Why the integrated approach to climate change and security in the Sahel must include women

The #EUGreenWeek 2022 has just ended. It was an opportunity to recall about EU policies and integrated approach to climate change (CC), also in relation to security and defense matters.

 

As highlighted in the EU Strategic Compass, climate change exacerbates socio-economic instability in fragile countries and leads to increased security challenges for populations.

As part of the EU's broader engagement, the EU Regional Advisory and Coordination Cell for the Sahel - RACC, is attentive to the consequences of climate change and particularly its multiplier effects of instability and insecurity in the region.

Marianne Flach, RACC's Human rights and Gender advisor, analyses this phenomenon from a gender perspective. For example, adaptation to climate change is likely to increase women's workload and the risks they face, particularly in their movements, searches, and collection of basic resources (e.g., water or wood), putting them at greater risk of violence (including sexual violence), kidnapping or human trafficking.

In addition, climate change has consequences for the recruitment of young people into armed groups and community militias. It also increases migration and population displacement in the region.  By extension, men and teenagers belonging to these displaced populations are increasingly suspected of belonging to terrorist groups. They are targeted indiscriminately during certain military operations, particularly in Mali.  These situations are multiplying as families' livelihoods, based on natural resources, are increasingly restricted. Under these conditions, the male population tends to migrate further and further away, often leaving women and children in areas of major insecurity, in very precarious situations.   

According to Marianne Flach, even if we cannot consider a direct cause and effect relationship between climate change and conflicts, climate variability is likely to exacerbate, or even multiply, existing threats to the security of populations, food, health and economic instability. These observations are already a cause for concern in the Sahel and represent additional factors in the causes of conflicts and community rivalries between populations, particularly between sedentary and nomadic populations.

A recent paper by the Geneva Centre for Security Sector Governance rightly describes how women's rights organizations are advocating for the integration of the link between gender, climate change and security into the security sector reform process and ongoing peacebuilding efforts in Mali.

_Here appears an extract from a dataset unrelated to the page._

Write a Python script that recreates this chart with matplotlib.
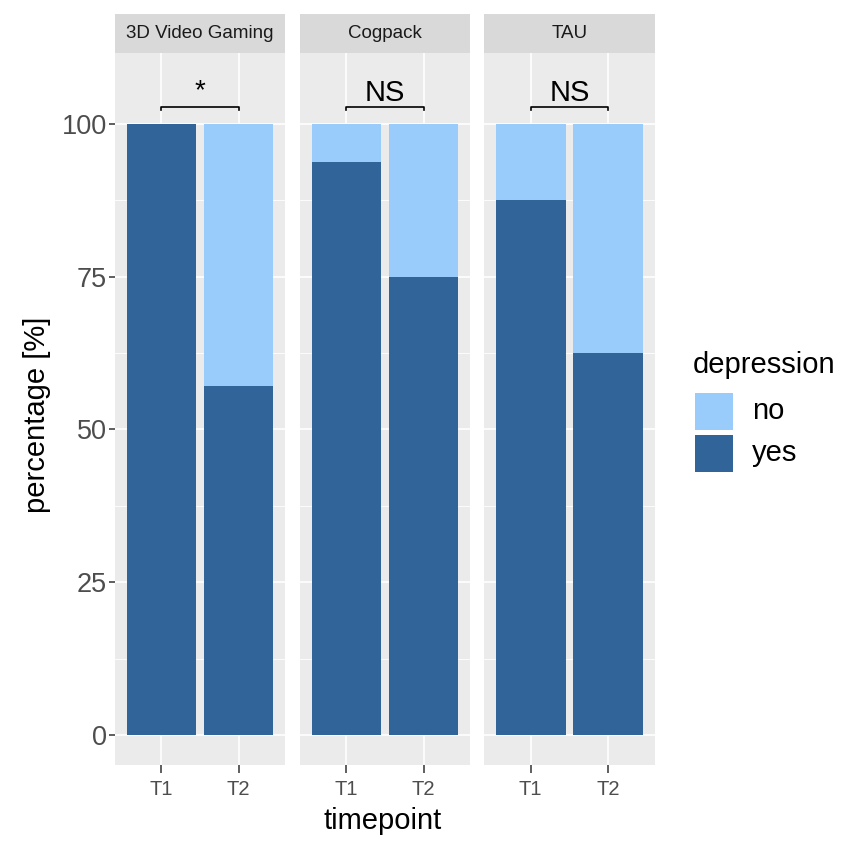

At the same time, the Women, Peace and Security National Action Plans of Mali and Niger specifically recognize the impacts of climate change on women. The National Action Plan on Women, Peace and Security in Chad, currently being developed with EU support, will include climate change.

The RACC, which integrates human rights and gender aspects into all its activities, advocates for the inclusion of climate change, gender and security in strategic documents, such as the country implementation plans of EU delegations operating in the Sahel.

In its advisory work with the G5 Sahel, the RACC ensures that climate change issues are reflected in the draft gender and human rights policy. 

As the RACC's Human Rights and Gender Advisor points out, "in this approach, which is still too little known, it is a matter of providing responses adapted to local situations; there is no 'universal' solution. The most important thing is to consider women as part of the solution, and not only as victims of a situation, of fatality".